Et on les comprend, car dans un cadre réglementaire qui leur permet aujourd'hui d'imposer leurs propres sous-traitants pour installer la fibre, la stratégie qui consiste parfois à faire appel à des sous-traitants de sous-traitants pour ce type de prestation n'est pas toujours couronnée de succès. C'est l'image désastreuse de ces armoires à fibre optique qui ressemblent parfois à un "plat de nouilles" à force de mauvaises manipulations dans le seul et unique but d'effectuer un raccordement, car les opérateurs en charge de ce type de mission "ne sont payés qu'à partir du moment où ils parviennent à raccorder la ligne", explique le Médiateur des communications électroniques Valérie Alvarez, citée par La Dépêche du Midi.

Il faut dire que les plaintes et les réclamations se multiplient. Ainsi, selon le dernier rapport d'activité publié par cette institution, 36 % des 4 929 avis rendus en 2022 concernaient la fibre, contre 30 % en 2021 et 15 % en 2019. Même son de cloche à l'Afutt, l'Association française des utilisateurs de télécommunications qui annonce avoir recueilli sept fois plus de plaintes pour la fibre que pour les réseaux de téléphone mobile en 2022. Car en cas de problème, personne ne semble en être responsable et les consommateurs, pris dans la tourmente, se retrouvent souvent au cœur d'une désagréable partie de ping-pong où les opérateurs commerciaux et les opérateurs d'infrastructure n'ont de cesse de se renvoyer la balle. "Ce sont des parties de chaises musicales ! Et comme les sous-traitants sont payés au nombre de raccordements en compte, la capacité ne permet pas de raccorder un nouvel abonné, ils en débranchent un qui est opérationnel pour en mettre un nouveau", explique Pierre-Yves Hébert, vice-président de l'Afutt cité par Capital. 

Plan France Très Haut Débit : des services au rabais

Pourtant, officiellement, tout va bien. Le plan France Très Haut Débit, lancé en 2013 par François Hollande, le président de la République de l'époque, tient son objectif de "généraliser, d'ici à 2025, la fibre optique à l'ensemble du territoire". Pourtant, selon l'association UFC-Que Choisir, la réalité est beaucoup plus nuancée. À tel point que près de 12 millions de consommateurs n'auraient toujours pas accès au véritable très haut débit.

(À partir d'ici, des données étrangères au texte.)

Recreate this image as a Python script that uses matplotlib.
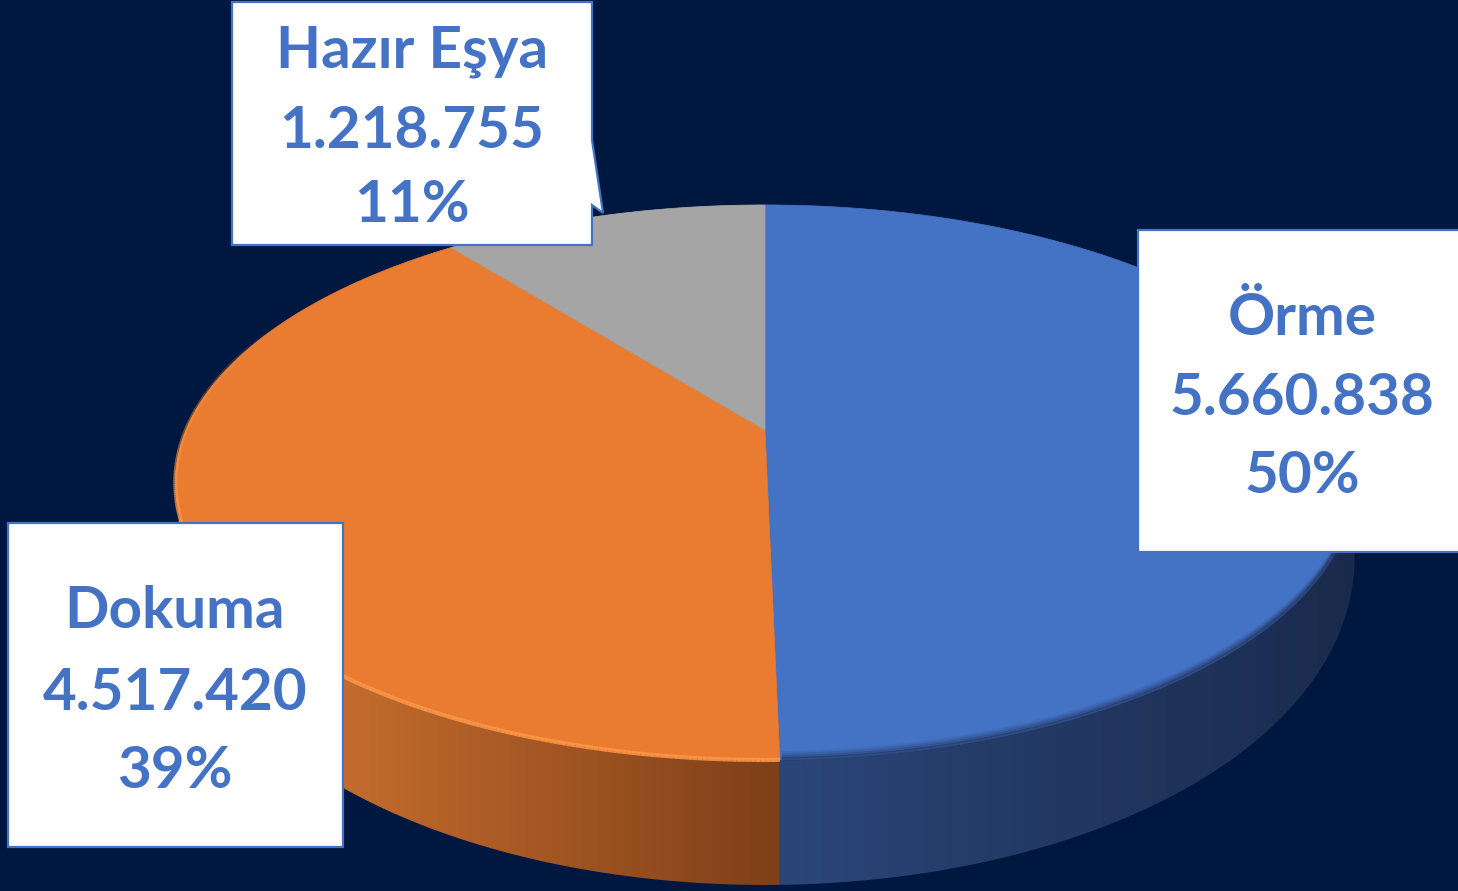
import numpy as np
import matplotlib
matplotlib.use("Agg")
import matplotlib.pyplot as plt
from matplotlib.patches import Polygon, Rectangle
from matplotlib.path import Path
from matplotlib.patches import PathPatch
from matplotlib.colors import LinearSegmentedColormap, to_rgba
from matplotlib.collections import LineCollection

# ======================================================
# DATA
# ======================================================
categories = ["Örme", "Dokuma", "Hazır Eşya"]
values = [5660838, 4517420, 1218755]
pct_labels = ["50%", "39%", "11%"]

top_colors = ["#4472C4", "#E97C30", "#A5A5A5"]
side_left = ["#2B4679", "#C46C2D", "#707070"]
side_right = ["#1A2A4C", "#7E3F19", "#505050"]

BG = "#00173F"
TXT = "#4472C4"

# ======================================================
# GEOMETRY (pixel space, y down)
# ======================================================
X0, Y0 = 765, 430        # projected pie centre
A, B, K = 579, 267.6, 0.189


def top_pt(phi):
    u = np.sin(phi)
    v = -np.cos(phi)
    d = 1 - K * v
    return X0 + A * u / d, Y0 + B * v / d


def bot_pt(phi):
    # side wall: thicker towards the viewer
    x, y = top_pt(phi)
    v = -np.cos(phi)
    return x, y + 63 + 62 * v


fig = plt.figure(figsize=(14.58, 8.91), dpi=100, facecolor=BG)
ax = fig.add_axes([0, 0, 1, 1])
ax.set_facecolor(BG)
ax.set_xlim(0, 1458)
ax.set_ylim(891, 0)
ax.axis("off")

total = sum(values)
bounds = np.concatenate([[0], np.cumsum(values)]) / total * 2 * np.pi

# side walls
for i in range(len(values)):
    phis = np.linspace(bounds[i], bounds[i + 1], 300)
    tx, ty = top_pt(phis)
    bx, by = bot_pt(phis)
    xs = np.concatenate([tx, bx[::-1]])
    ys = np.concatenate([ty, by[::-1]])
    poly = Polygon(np.column_stack([xs, ys]), closed=True, facecolor="none",
                   edgecolor="none")
    ax.add_patch(poly)
    cmap = LinearSegmentedColormap.from_list("w%d" % i, [side_left[i], side_right[i]])
    grad = np.linspace(0, 1, 256)[None, :]
    if i == 0:
        ext = (780, 1360, 900, 380)
    elif i == 1:
        ext = (340, 780, 900, 380)
    else:
        ext = (xs.min(), xs.max(), ys.max(), ys.min())
    im = ax.imshow(grad, cmap=cmap, extent=ext, aspect="auto", zorder=1,
                   interpolation="bilinear")
    im.set_clip_path(poly)
    if i == 1:
        # left part of the orange wall keeps the lighter tone
        left = Rectangle((150, 380), 190, 520, facecolor=side_left[1],
                         edgecolor="none", zorder=1)
        ax.add_patch(left)
        left.set_clip_path(poly)

# top faces
for i in range(len(values)):
    phis = np.linspace(bounds[i], bounds[i + 1], 300)
    tx, ty = top_pt(phis)
    xs = np.concatenate([[X0], tx])
    ys = np.concatenate([[Y0], ty])
    ax.add_patch(Polygon(np.column_stack([xs, ys]), closed=True,
                         facecolor=top_colors[i], edgecolor=top_colors[i],
                         linewidth=0.5, zorder=2))

# rim highlight on the front of the orange slice, fading out on the left
phis = np.linspace(bounds[1], np.deg2rad(295), 300)
hx, hy = top_pt(phis)
pts = np.column_stack([hx, hy]).reshape(-1, 1, 2)
segs = np.concatenate([pts[:-1], pts[1:]], axis=1)
alphas = np.clip((np.deg2rad(295) - phis[:-1]) / np.deg2rad(45), 0, 1) * 0.85
cols = [to_rgba("#FF9848", a) for a in alphas]
ax.add_collection(LineCollection(segs, colors=cols, linewidths=3, zorder=3,
                                 capstyle="butt"))

# soft shadow on the front of the blue rim
phis = np.linspace(np.deg2rad(55), bounds[1] - 0.005, 300)
sx, sy = top_pt(phis)
for off, al in [(-1, 0.55), (-3, 0.35), (-5, 0.2), (-7, 0.1)]:
    ax.plot(sx, sy + off, color="#1F3158", lw=2.5, alpha=al, zorder=3)

# ======================================================
# LABEL BOXES
# ======================================================
edge = "#4472C4"

# Hazır Eşya callout with pointer
verts = [(232, 2), (592, 2), (592, 140), (603, 213), (592, 205),
         (592, 245), (232, 245), (232, 2)]
codes = [Path.MOVETO] + [Path.LINETO] * 6 + [Path.CLOSEPOLY]
ax.add_patch(PathPatch(Path(verts, codes), facecolor="white", edgecolor=edge,
                       lw=1.6, zorder=5))
ax.add_patch(Rectangle((1138, 230), 340, 322, facecolor="white", edgecolor=edge,
                       lw=1.6, zorder=5))
ax.add_patch(Rectangle((8, 523), 335, 324, facecolor="white", edgecolor=edge,
                       lw=1.6, zorder=5))

label_pos = [(1302, [335, 415, 493]), (175, [628, 710, 788]), (412, [68, 148, 222])]
for i, (cx, ys_) in enumerate(label_pos):
    lines = [categories[i], f"{values[i]:,}".replace(",", "."), pct_labels[i]]
    for line, yb in zip(lines, ys_):
        ax.text(cx, yb, line, ha="center", va="baseline", color=TXT,
                fontsize=42, fontweight="bold", family=["Lato", "DejaVu Sans"],
                zorder=6)

fig.savefig("out.png", dpi=100, facecolor=BG)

En effet, selon l'association, "pour 17,2 % des foyers (soit 11,8 millions de personnes) l'accès à ce très haut débit n'est possible qu'en souscrivant des offres utilisant des technologies hertziennes (4G fixe, THD radio) ou satellitaires". Or, il s'agit de "technologies de second ordre par rapport aux offres utilisant les réseaux filaires traditionnels (fibre, VDSL, câble). Car en pratique beaucoup d'offres non filaires sont rationnées en termes de volume de données utilisables, voire ne proposent pas de services courants comme l'accès à la télévision. De plus, les débits peuvent parfois s'effondrer en fonction des conditions météorologiques ou du nombre d'utilisateurs utilisant simultanément Internet. Et il arrive que les usages permis par le très haut débit (visioconférences, jeux en ligne…) soient tout simplement impossibles".

L'UFC-Que Choisir n'hésite pas à parler d'un très haut débit "au rabais" pour des offres au final plus chères, que ce soit du fait de l'abonnement ou via l'achat ou la location de matériels spécifiques. Pire, ces disparités ne font qu'accroître la fracture numérique géographique. Ainsi, "en ne prenant en compte que les technologies filaires, l'inéligibilité à une offre en très haut débit frappe plus de 20 % des consommateurs dans 45 départements et touche même plus de la moitié des habitants dans trois départements : les Côtes-d'Armor (52,1 %), l'Ardèche (53,5 %) et Mayotte (60,9 %)" constate l'association de défense des intérêts des consommateurs."Plus globalement, ce sont les départements les plus ruraux qui sont les principales victimes de la fracture numérique et près d'un tiers (32,6 %) des 8,8 millions d'habitants des communes de moins de 1 000 habitants ne disposent pas d'une connexion à Internet en très haut débit." On le voit, le tableau est loin d'être idyllique, surtout dans la perspective de la fin du réseau cuivre toujours annoncé pour 2030.